For these tests I will show you the timings for the boot phases, for those of you not familiar these are the boot phases measured in XPerf:
- Pre Session Init
- Session Init
- Winlogon Init
- Explorer Init
- Post Boot
From the testing of the desktop, as I mentioned I ran the tests over the same model of desktop but using two different machines, I also ran the tests 20 times on each and punched the numbers in, here are the results:
- Pre Session Init: 3.646 sec
- Session Init: 18.282 sec
- Winlogon Init: 77.469 sec
- Explorer Init: 54.654 sec
- Post Boot: 46.700 sec
- Total: 200.751 sec
So looking at the figures we are experiencing around a 200 second boot time or around 3.33 minutes. This might not seem long or it might not seem relevant but after some optimising (which I will cover shortly) the figures run down, here are the results:
- Pre Session Init: 4.046 sec
- Session Init: 5.086 sec
- Winlogon Init: 40.602 sec
- Explorer Init: 4.223 sec
- Post Boot: 15.800 sec
- Total: 69.757 sec
So here you have it, we have reduced the time experienced by our users by 130.994 seconds or around 2.18 minutes (65.25%), this is a massive saving but it doesn’t seem that much still does it? Let’s put some figures behind this to put a bit more realism behind it.
In The Real World
So let’s assume that each user works 244 days a year, this is working days in a year minus 14 days leave and doesn’t include public/federal holidays. Let’s also assume the minimum wage is earned which as of October 1st, 2013 is £6.13. It’s important to note that these are just indicative figures, it’s difficult to calculate how much staff actually cost and how much they actually work but it gives you an idea.

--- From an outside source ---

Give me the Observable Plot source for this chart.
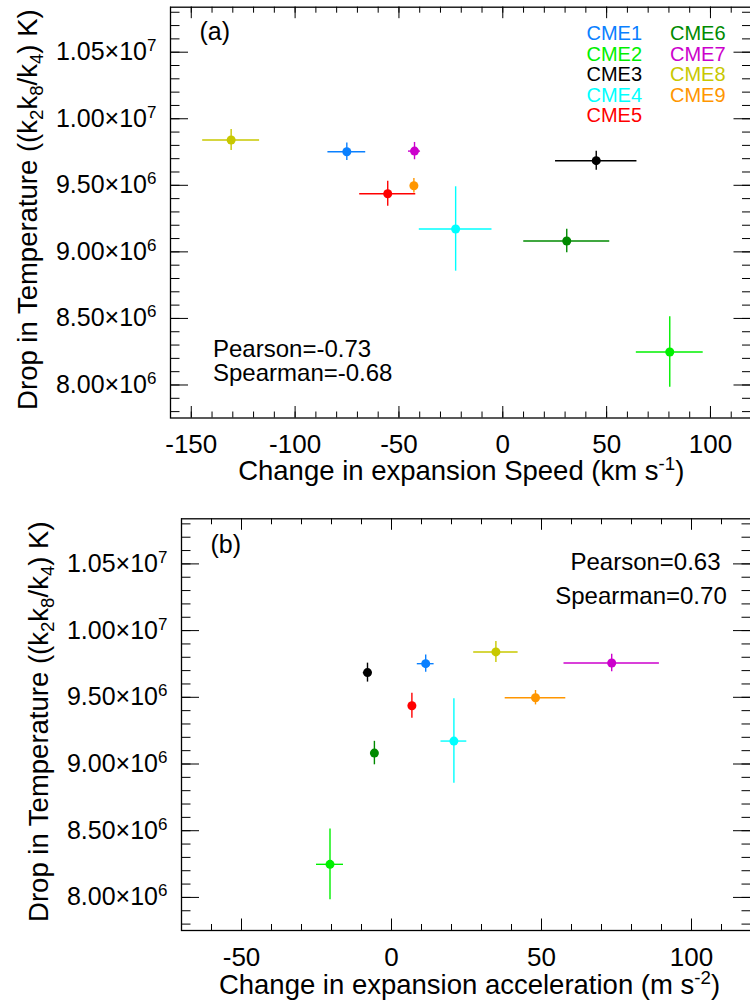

First of all, for a single user, here are the savings based on time:
As you can see over a single week nothing much to shout about however when you scale this up to a year, one person can save you 22.20 hours. This is almost one day saved per year from just a small amount of error (it’s coming don’t worry). If you scale that up to a full company, say 8,500 employees then you are looking at the following:
Now we are talking, we can save 161.09 hours a week for the whole company, that’s a lot of time, even at a month we are looking at 644.36 hours. Next step is to use the rate I mentioned earlier as a minimum wage to figure out how much we are actually saving, as I mentioned, some employees earn more than this so it’s just a minimum if everyone was on the same wage. I have also built in error rates of 5% to 30% at 5% intervals and taken the average of this figure, this makes the data a bit more believable taking away some for error, I have averaged out the margins as well.
As I mentioned it’s difficult to gauge this type of information, but you can see how management, especially the budget holder and the CIO can find this information attractive and push for more maintenance to be done and monitoring of boot performance.
ReadyBoot is a boot technology that maintains a RAM cache used to service reads faster than a a disk drive. ReadyBoot prefetches data into the cache before it is requested. Prefetching optimizes disk access patterns by taking data locality and hard drive’s performance characteristics into account. Read requests from system processes, services and user applications are then serviced out of the ReadyBoot RAM cache.
This plays a massive role in how fast Windows starts. If ReadyBoot is broken then any other analysis can be incorrect or give a false picture of the state of your performance. When using XPerf and looking at a trace we are interested in three colours:
- Blue – Write requests to the disk
- Black – Misses, meaning read requests are serviced from the disk instead of ReadyBoot
- Green – These are hits meaning the request was services from the cache
Here is a trace taken from a machine experiencing slow boot performance:
The image above isn’t the worst I have seen but it could be much better, it starts off OK and gets worse on this machine. You can see the pile of black is fairly evident and the green is very high. To resolve this issue we can use the prep system feature of XBootMgr to optimise the boot process, this is done by issuing the following command.
xbootmgr.exe -trace boot -prepsystem
This will reboot your system six times, collect trace information and order files for the best performance. Once this is completed, I ran the trace again and got the following graph back.
Here you will now notice much less black and much more green, this indicates a much better performing boot sequence and a much happier user. Also notice here ReadyBoot finishes in around 105 seconds in the first screen shot and the second on around 64 seconds. Given our boot was around 69 seconds, this shows how effective the tool is.
You can also run a quick command to get a summary of the ReadyBoot information, original information on this is posted on a TechNet Wiki article. One way to analyze the prefetcher activities is to run xperf.exe from the Windows Performance Toolkit.
Xperf.exe –i <trace_file.etl> -o prefetcher.txt –a bootprefetch –summary
Of course all this should not replace regular maintenance such as updating BIOS and making sure your drivers are correct and up to date. I have seen plenty of times where slow performance can be improved with a simple driver update.
I hope this has given you some insight to how this can help save your users some time and ultimately increase productivity and also save your company some money.